#### [GOAL]
Tally the lines that hold the word "chart" and reply with that figure only.

#### [STORED RECORDS]
— BEGIN —

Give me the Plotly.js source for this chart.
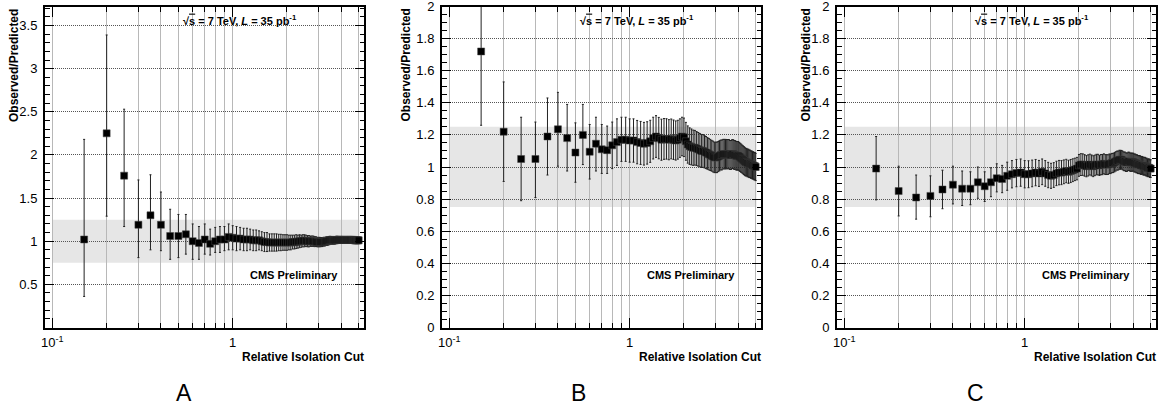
<!DOCTYPE html>
<html>
<head>
<meta charset="utf-8">
<script src="https://cdn.plot.ly/plotly-3.0.1.min.js"></script>
<style>html,body{margin:0;padding:0;background:#fff;}#chart{width:1161px;height:407px;}</style>
</head>
<body>
<div id="chart"></div>
<script>
// Relative isolation cut values (shared by all three panels)
const isoCut = [0.15,0.2,0.25,0.3,0.35,0.4,0.45,0.5,0.55,0.6,0.65,0.7,0.75,0.8,0.85,0.9,0.95,
1.0,1.05,1.1,1.15,1.2,1.25,1.3,1.35,1.4,1.45,1.5,1.55,1.6,1.65,1.7,1.75,1.8,1.85,1.9,1.95,
2.0,2.05,2.1,2.15,2.2,2.25,2.3,2.35,2.4,2.45,2.5,2.55,2.6,2.65,2.7,2.75,2.8,2.85,2.9,2.95,
3.0,3.05,3.1,3.15,3.2,3.25,3.3,3.35,3.4,3.45,3.5,3.55,3.6,3.65,3.7,3.75,3.8,3.85,3.9,3.95,
4.0,4.05,4.1,4.15,4.2,4.25,4.3,4.35,4.4,4.45,4.5,4.55,4.6,4.65,4.7,4.75,4.8,4.85,4.9,4.95,5.0];

// Panel A
const ratioA = [1.02,2.25,1.76,1.19,1.30,1.19,1.06,1.06,1.08,1.00,0.98,1.02,0.97,1.00,1.02,1.02,1.05,
1.04,1.03,1.03,1.02,1.02,1.02,1.01,1.01,1.01,1.00,0.99,0.99,0.985,0.985,0.985,0.985,0.985,0.985,0.985,0.985,
0.985,0.985,0.985,0.99,0.99,0.995,0.995,1.00,1.00,1.005,1.005,1.005,1.00,1.00,1.00,1.00,1.00,0.995,0.995,0.99,
0.99,0.99,0.99,0.99,0.995,0.995,1.00,1.00,1.005,1.01,1.01,1.01,1.01,1.01,1.01,1.015,1.015,1.015,1.015,1.015,
1.015,1.015,1.015,1.015,1.015,1.015,1.015,1.015,1.015,1.015,1.015,1.015,1.015,1.015,1.015,1.01,1.01,1.01,1.01,1.01,1.01];
const errUpA = [1.16,1.14,0.77,0.52,0.47,0.38,0.31,0.25,0.23,0.20,0.19,0.18,0.17,0.16,0.15,0.15,0.15,
0.14,0.14,0.13,0.13,0.13,0.12,0.12,0.12,0.11,0.11,0.11,0.11,0.10,0.10,0.10,0.10,0.095,0.095,0.09,0.09,
0.09,0.085,0.085,0.08,0.08,0.08,0.075,0.075,0.07,0.07,0.07,0.065,0.065,0.065,0.06,0.06,0.06,0.058,0.056,0.055,
0.055,0.054,0.053,0.052,0.051,0.05,0.05,0.049,0.048,0.047,0.046,0.045,0.045,0.044,0.043,0.042,0.042,0.041,0.04,0.04,
0.04,0.04,0.039,0.039,0.038,0.038,0.037,0.037,0.037,0.036,0.036,0.036,0.035,0.035,0.035,0.035,0.034,0.034,0.034,0.034,0.034];
const errDnA = [0.66,0.96,0.59,0.38,0.40,0.30,0.27,0.25,0.23,0.21,0.19,0.17,0.13,0.13,0.15,0.13,0.15,
0.14,0.14,0.13,0.13,0.13,0.12,0.12,0.12,0.11,0.11,0.11,0.11,0.10,0.10,0.10,0.10,0.095,0.095,0.09,0.09,
0.09,0.085,0.085,0.08,0.08,0.08,0.075,0.075,0.07,0.07,0.07,0.065,0.065,0.065,0.06,0.06,0.06,0.058,0.056,0.055,
0.055,0.054,0.053,0.052,0.051,0.05,0.05,0.049,0.048,0.047,0.046,0.045,0.045,0.044,0.043,0.042,0.042,0.041,0.04,0.04,
0.04,0.04,0.039,0.039,0.038,0.038,0.037,0.037,0.037,0.036,0.036,0.036,0.035,0.035,0.035,0.035,0.034,0.034,0.034,0.034,0.034];

// Panel B
const ratioB = [1.72,1.22,1.05,1.05,1.19,1.235,1.18,1.09,1.20,1.095,1.145,1.11,1.105,1.135,1.155,1.17,1.17,
1.165,1.165,1.155,1.15,1.145,1.15,1.16,1.18,1.19,1.18,1.17,1.175,1.175,1.17,1.175,1.17,1.165,1.17,1.18,1.19,
1.185,1.16,1.14,1.13,1.125,1.12,1.12,1.115,1.11,1.105,1.10,1.10,1.095,1.09,1.085,1.08,1.075,1.07,1.065,1.06,
1.06,1.06,1.065,1.07,1.075,1.075,1.08,1.08,1.08,1.08,1.08,1.08,1.075,1.075,1.08,1.08,1.075,1.075,1.07,1.07,
1.07,1.065,1.06,1.055,1.05,1.045,1.04,1.035,1.03,1.03,1.025,1.025,1.02,1.02,1.015,1.015,1.01,1.01,1.005,1.005,1.0];
const errUpB = [0.50,0.31,0.26,0.23,0.24,0.23,0.21,0.185,0.19,0.17,0.165,0.155,0.15,0.145,0.145,0.14,0.14,
0.135,0.135,0.135,0.134,0.133,0.132,0.131,0.13,0.13,0.129,0.128,0.127,0.126,0.125,0.124,0.123,0.122,0.121,0.12,0.12,
0.12,0.118,0.116,0.114,0.112,0.11,0.108,0.106,0.105,0.104,0.103,0.102,0.101,0.10,0.099,0.098,0.097,0.096,0.096,0.095,
0.095,0.095,0.094,0.094,0.093,0.093,0.092,0.092,0.092,0.091,0.091,0.091,0.09,0.09,0.09,0.09,0.09,0.089,0.089,0.089,
0.089,0.088,0.088,0.088,0.087,0.087,0.087,0.087,0.086,0.086,0.086,0.086,0.086,0.085,0.085,0.085,0.085,0.085,0.085,0.085,0.085];
const errDnB = [0.46,0.31,0.26,0.24,0.24,0.23,0.205,0.185,0.185,0.17,0.17,0.15,0.145,0.145,0.145,0.135,0.135,
0.135,0.135,0.135,0.134,0.133,0.132,0.131,0.13,0.13,0.129,0.128,0.127,0.126,0.125,0.124,0.123,0.122,0.121,0.12,0.12,
0.12,0.118,0.116,0.114,0.112,0.11,0.108,0.106,0.105,0.104,0.103,0.102,0.101,0.10,0.099,0.098,0.097,0.096,0.096,0.095,
0.095,0.095,0.094,0.094,0.093,0.093,0.092,0.092,0.092,0.091,0.091,0.091,0.09,0.09,0.09,0.09,0.09,0.089,0.089,0.089,
0.089,0.088,0.088,0.088,0.087,0.087,0.087,0.087,0.086,0.086,0.086,0.086,0.086,0.085,0.085,0.085,0.085,0.085,0.085,0.085,0.085];

// Panel C
const ratioC = [0.99,0.85,0.81,0.82,0.86,0.89,0.865,0.865,0.905,0.88,0.905,0.93,0.925,0.945,0.955,0.962,0.965,
0.955,0.955,0.96,0.965,0.96,0.97,0.96,0.95,0.945,0.95,0.96,0.965,0.965,0.97,0.975,0.97,0.975,0.98,0.985,0.99,
1.01,1.015,1.015,1.01,1.005,1.01,1.015,1.01,1.005,1.01,1.015,1.015,1.01,1.015,1.015,1.02,1.015,1.015,1.015,1.02,
1.02,1.025,1.025,1.03,1.035,1.04,1.04,1.045,1.045,1.045,1.04,1.035,1.035,1.03,1.03,1.035,1.035,1.03,1.03,1.03,
1.03,1.025,1.025,1.02,1.02,1.015,1.015,1.015,1.01,1.01,1.01,1.005,1.005,1.005,1.0,1.0,0.995,0.995,0.995,0.99,0.99];
const errUpC = [0.20,0.155,0.14,0.125,0.12,0.115,0.11,0.105,0.095,0.09,0.09,0.09,0.085,0.085,0.085,0.085,0.085,
0.085,0.084,0.083,0.082,0.081,0.08,0.08,0.079,0.078,0.077,0.076,0.076,0.075,0.074,0.073,0.072,0.072,0.071,0.07,0.07,
0.068,0.068,0.067,0.067,0.066,0.066,0.065,0.065,0.065,0.064,0.064,0.064,0.063,0.063,0.063,0.062,0.062,0.062,0.061,0.061,
0.061,0.06,0.06,0.06,0.06,0.059,0.059,0.059,0.059,0.058,0.058,0.058,0.058,0.058,0.057,0.057,0.057,0.057,0.057,0.056,
0.056,0.056,0.056,0.056,0.056,0.056,0.056,0.056,0.056,0.056,0.055,0.055,0.055,0.055,0.055,0.055,0.055,0.055,0.055,0.055,0.055];
const errDnC = [0.195,0.155,0.135,0.13,0.12,0.12,0.105,0.10,0.10,0.095,0.09,0.085,0.085,0.09,0.085,0.085,0.085,
0.085,0.084,0.083,0.082,0.081,0.08,0.08,0.079,0.078,0.077,0.076,0.076,0.075,0.074,0.073,0.072,0.072,0.071,0.07,0.07,
0.068,0.068,0.067,0.067,0.066,0.066,0.065,0.065,0.065,0.064,0.064,0.064,0.063,0.063,0.063,0.062,0.062,0.062,0.061,0.061,
0.061,0.06,0.06,0.06,0.06,0.059,0.059,0.059,0.059,0.058,0.058,0.058,0.058,0.058,0.057,0.057,0.057,0.057,0.057,0.056,
0.056,0.056,0.056,0.056,0.056,0.056,0.056,0.056,0.056,0.056,0.055,0.055,0.055,0.055,0.055,0.055,0.055,0.055,0.055,0.055,0.055];

// Tick labels
const xMajorTicks = [0.1, 1];
const xMajorLabels = ['10<sup>-1</sup>', '1'];
const xMinorTicks = [0.2,0.3,0.4,0.5,0.6,0.7,0.8,0.9,2,3,4,5];
const yTicksA = [0.5,1,1.5,2,2.5,3,3.5];
const yTicksBC = [0,0.2,0.4,0.6,0.8,1,1.2,1.4,1.6,1.8,2];
const yLabelsBC = ['0','0.2','0.4','0.6','0.8','1','1.2','1.4','1.6','1.8','2'];
const panelLabels = ['A','B','C'];
const energyText = '√<span style="text-decoration:overline">s</span> = 7 TeV, <i>L</i> = 35 pb<sup>-1</sup>';
const prelimText = 'CMS Preliminary';
const xTitle = 'Relative Isolation Cut';
const yTitle = 'Observed/Predicted';
const bandLow = 0.75, bandHigh = 1.25;

// ---------- layout geometry ----------
const W = 1161, H = 407;
const plotLeft = [45, 442, 837];
const plotWidth = 319;
const plotTop = 6.5, plotBottom = 327.5;
const yTitleX = [14.5, 406, 806];
const labelX = [184, 578, 975];
const px = v => v / W;
const py = v => 1 - v / H;

const FONT = 'Liberation Sans, Arial, Helvetica, sans-serif';
const series = [
  {y: ratioA, up: errUpA, dn: errDnA, yrange: [0, 3.72], yt: yTicksA, yl: null, minor: 0.1},
  {y: ratioB, up: errUpB, dn: errDnB, yrange: [0, 2.0], yt: yTicksBC, yl: yLabelsBC, minor: 0.05},
  {y: ratioC, up: errUpC, dn: errDnC, yrange: [0, 2.0], yt: yTicksBC, yl: yLabelsBC, minor: 0.05}
];

const data = [];
const layout = {
  width: W, height: H,
  margin: {l: 0, r: 0, t: 0, b: 0},
  paper_bgcolor: '#ffffff', plot_bgcolor: '#ffffff',
  showlegend: false,
  font: {family: FONT, color: '#000'},
  shapes: [], annotations: []
};

series.forEach((s, i) => {
  const n = i === 0 ? '' : String(i + 1);
  const L = plotLeft[i];
  data.push({
    type: 'scatter', mode: 'markers',
    x: isoCut, y: s.y,
    xaxis: 'x' + n, yaxis: 'y' + n,
    marker: {symbol: 'square', size: 7, color: '#000', line: {width: 0.5, color: '#444'}},
    error_y: {type: 'data', symmetric: false, array: s.up, arrayminus: s.dn,
              color: '#222', thickness: 1, width: 1},
    hoverinfo: 'x+y'
  });
  layout['xaxis' + n] = {
    type: 'log', anchor: 'y' + n,
    domain: [px(L), px(L + plotWidth)],
    range: [Math.log10(0.091), Math.log10(5.35)],
    tickmode: 'array', tickvals: xMajorTicks, ticktext: xMajorLabels,
    ticks: 'inside', ticklen: 10, tickwidth: 1, tickcolor: '#000',
    minor: {tickmode: 'array', tickvals: xMinorTicks, ticks: 'inside', ticklen: 5, tickwidth: 1,
            tickcolor: '#000', showgrid: true, gridcolor: '#b8b8b8', gridwidth: 1},
    showgrid: true, gridcolor: '#b8b8b8', gridwidth: 1,
    showline: true, linecolor: '#000', linewidth: 2, mirror: 'allticks',
    zeroline: false,
    tickfont: {family: FONT, size: 13, color: '#000'},
    ticklabelstandoff: 2, ticklabeloverflow: 'allow'
  };
  const ya = {
    anchor: 'x' + n,
    domain: [py(plotBottom), py(plotTop)],
    range: s.yrange,
    tickmode: 'array', tickvals: s.yt,
    ticks: 'inside', ticklen: 9, tickwidth: 1, tickcolor: '#000',
    minor: {dtick: s.minor, tick0: 0, ticks: 'inside', ticklen: 4.5, tickwidth: 1, tickcolor: '#000', showgrid: false},
    showgrid: true, gridcolor: '#555', gridwidth: 1, griddash: '1px,1px',
    showline: true, linecolor: '#000', linewidth: 2, mirror: 'allticks',
    zeroline: false,
    tickfont: {family: FONT, size: 13, color: '#000'},
    ticklabelstandoff: 3, ticklabeloverflow: 'allow'
  };
  if (s.yl) ya.ticktext = s.yl;
  layout['yaxis' + n] = ya;
  layout.shapes.push({
    type: 'rect', xref: 'x' + n, yref: 'y' + n, layer: 'below',
    x0: 0.1, x1: 5.05, y0: bandLow, y1: bandHigh,
    fillcolor: '#e6e6e6', line: {width: 0}
  });
  layout.annotations.push(
    {xref: 'paper', yref: 'paper', x: px(L + 195), y: py(20), xanchor: 'center', yanchor: 'middle',
     text: '<b>' + energyText + '</b>', showarrow: false, font: {family: FONT, size: 11, color: '#000'}},
    {xref: 'paper', yref: 'paper', x: px(L + 249), y: py(275), xanchor: 'center', yanchor: 'middle',
     text: '<b>' + prelimText + '</b>', showarrow: false, font: {family: FONT, size: 11, color: '#000'}},
    {xref: 'paper', yref: 'paper', x: px(L + 321), y: py(357), xanchor: 'right', yanchor: 'middle',
     text: '<b>' + xTitle + '</b>', showarrow: false, font: {family: FONT, size: 12, color: '#000'}},
    {xref: 'paper', yref: 'paper', x: px(yTitleX[i]), y: py(7), xanchor: 'center', yanchor: 'top',
     textangle: -90, text: '<b>' + yTitle + '</b>', showarrow: false, font: {family: FONT, size: 12, color: '#000'}},
    {xref: 'paper', yref: 'paper', x: px(labelX[i]), y: py(393), xanchor: 'center', yanchor: 'middle',
     text: panelLabels[i], showarrow: false, font: {family: FONT, size: 23, color: '#000'}}
  );
});

Plotly.newPlot('chart', data, layout, {staticPlot: true, displayModeBar: false});
</script>
</body>
</html>
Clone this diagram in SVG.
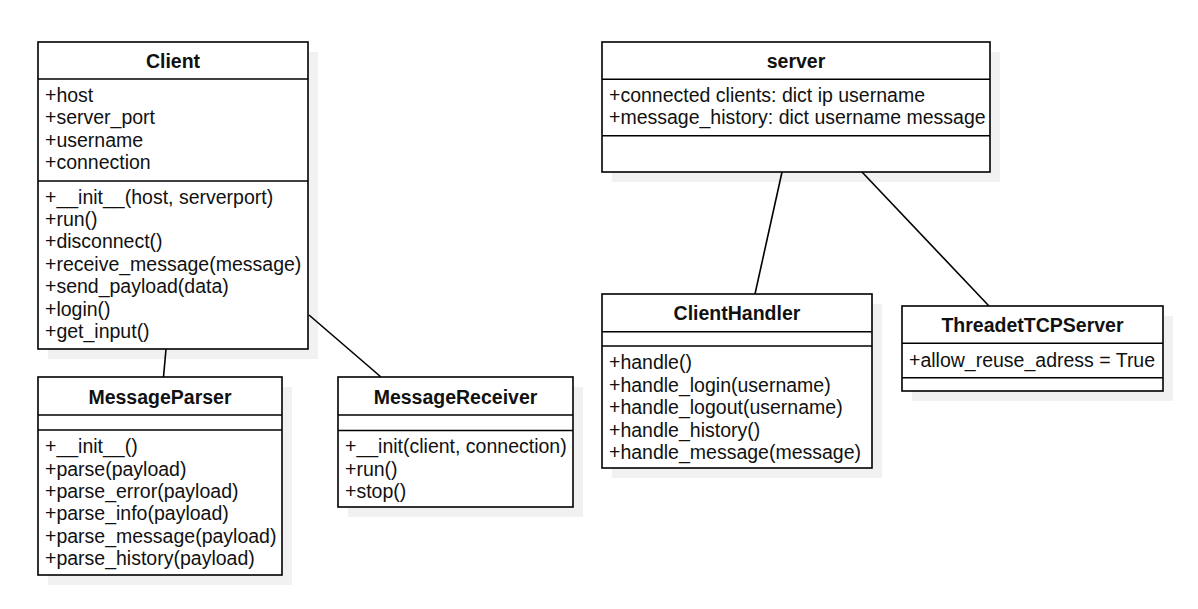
<svg xmlns="http://www.w3.org/2000/svg" width="1198" height="609" viewBox="0 0 1198 609">
<style>
.shadow{fill:#f1f1f1;stroke:none}
.box{fill:#fff;stroke:#000;stroke-width:1.6}
.sep{stroke:#000;stroke-width:1.6}
text{font-family:"Liberation Sans",Arial,sans-serif;font-size:19.5px;fill:#111}
.title{font-weight:bold;text-anchor:middle}
.conn line{stroke:#000;stroke-width:1.6}
</style>
<rect width="1198" height="609" fill="#fff"/>
<g id="shadows">
<rect class="shadow" x="48" y="52" width="270" height="307"/>
<rect class="shadow" x="48" y="387" width="244" height="198"/>
<rect class="shadow" x="348" y="387" width="235" height="130"/>
<rect class="shadow" x="612" y="52" width="388" height="130"/>
<rect class="shadow" x="612" y="304" width="270" height="174"/>
<rect class="shadow" x="912" y="316" width="261" height="85"/>
</g>
<g id="connectors" class="conn">
<line x1="166" y1="349" x2="163.5" y2="377"/>
<line x1="309" y1="315" x2="381" y2="377"/>
<line x1="782" y1="172" x2="755" y2="294"/>
<line x1="862" y1="172" x2="989" y2="306"/>
</g>
<g id="Client">
<rect class="box" x="38" y="42" width="270" height="307"/>
<line class="sep" x1="38" y1="79" x2="308" y2="79"/>
<line class="sep" x1="38" y1="181" x2="308" y2="181"/>
<text class="title" x="173" y="68">Client</text>
<text x="45" y="102">+host</text>
<text x="45" y="124.4">+server_port</text>
<text x="45" y="146.8">+username</text>
<text x="45" y="169.2">+connection</text>
<text x="45" y="203.5">+__init__(host, serverport)</text>
<text x="45" y="225.9">+run()</text>
<text x="45" y="248.3">+disconnect()</text>
<text x="45" y="270.7">+receive_message(message)</text>
<text x="45" y="293.1">+send_payload(data)</text>
<text x="45" y="315.5">+login()</text>
<text x="45" y="337.9">+get_input()</text>
</g>
<g id="MessageParser">
<rect class="box" x="38" y="377" width="244" height="198"/>
<line class="sep" x1="38" y1="415" x2="282" y2="415"/>
<line class="sep" x1="38" y1="430" x2="282" y2="430"/>
<text class="title" x="160" y="404">MessageParser</text>
<text x="45" y="453.3">+__init__()</text>
<text x="45" y="475.6">+parse(payload)</text>
<text x="45" y="497.9">+parse_error(payload)</text>
<text x="45" y="520.2">+parse_info(payload)</text>
<text x="45" y="542.5">+parse_message(payload)</text>
<text x="45" y="564.8">+parse_history(payload)</text>
</g>
<g id="MessageReceiver">
<rect class="box" x="338" y="377" width="235" height="130"/>
<line class="sep" x1="338" y1="415" x2="573" y2="415"/>
<line class="sep" x1="338" y1="430.5" x2="573" y2="430.5"/>
<text class="title" x="455.5" y="404">MessageReceiver</text>
<text x="345" y="453.3">+__init(client, connection)</text>
<text x="345" y="475.6">+run()</text>
<text x="345" y="497.9">+stop()</text>
</g>
<g id="server">
<rect class="box" x="602" y="42" width="388" height="130"/>
<line class="sep" x1="602" y1="79.3" x2="990" y2="79.3"/>
<line class="sep" x1="602" y1="135.7" x2="990" y2="135.7"/>
<text class="title" x="796" y="68.3">server</text>
<text x="609" y="101.7">+connected clients: dict ip username</text>
<text x="609" y="124.2">+message_history: dict username message</text>
</g>
<g id="ClientHandler">
<rect class="box" x="602" y="294" width="270" height="174"/>
<line class="sep" x1="602" y1="331.7" x2="872" y2="331.7"/>
<line class="sep" x1="602" y1="346" x2="872" y2="346"/>
<text class="title" x="737" y="320">ClientHandler</text>
<text x="609" y="369">+handle()</text>
<text x="609" y="391.5">+handle_login(username)</text>
<text x="609" y="414">+handle_logout(username)</text>
<text x="609" y="436.5">+handle_history()</text>
<text x="609" y="459">+handle_message(message)</text>
</g>
<g id="ThreadetTCPServer">
<rect class="box" x="902" y="306" width="261" height="85"/>
<line class="sep" x1="902" y1="343.3" x2="1163" y2="343.3"/>
<line class="sep" x1="902" y1="377.7" x2="1163" y2="377.7"/>
<text class="title" x="1032.5" y="331.7">ThreadetTCPServer</text>
<text x="909" y="366.7">+allow_reuse_adress = True</text>
</g>
</svg>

— END —

#### [SOLUTION TO THE EXERCISE]
4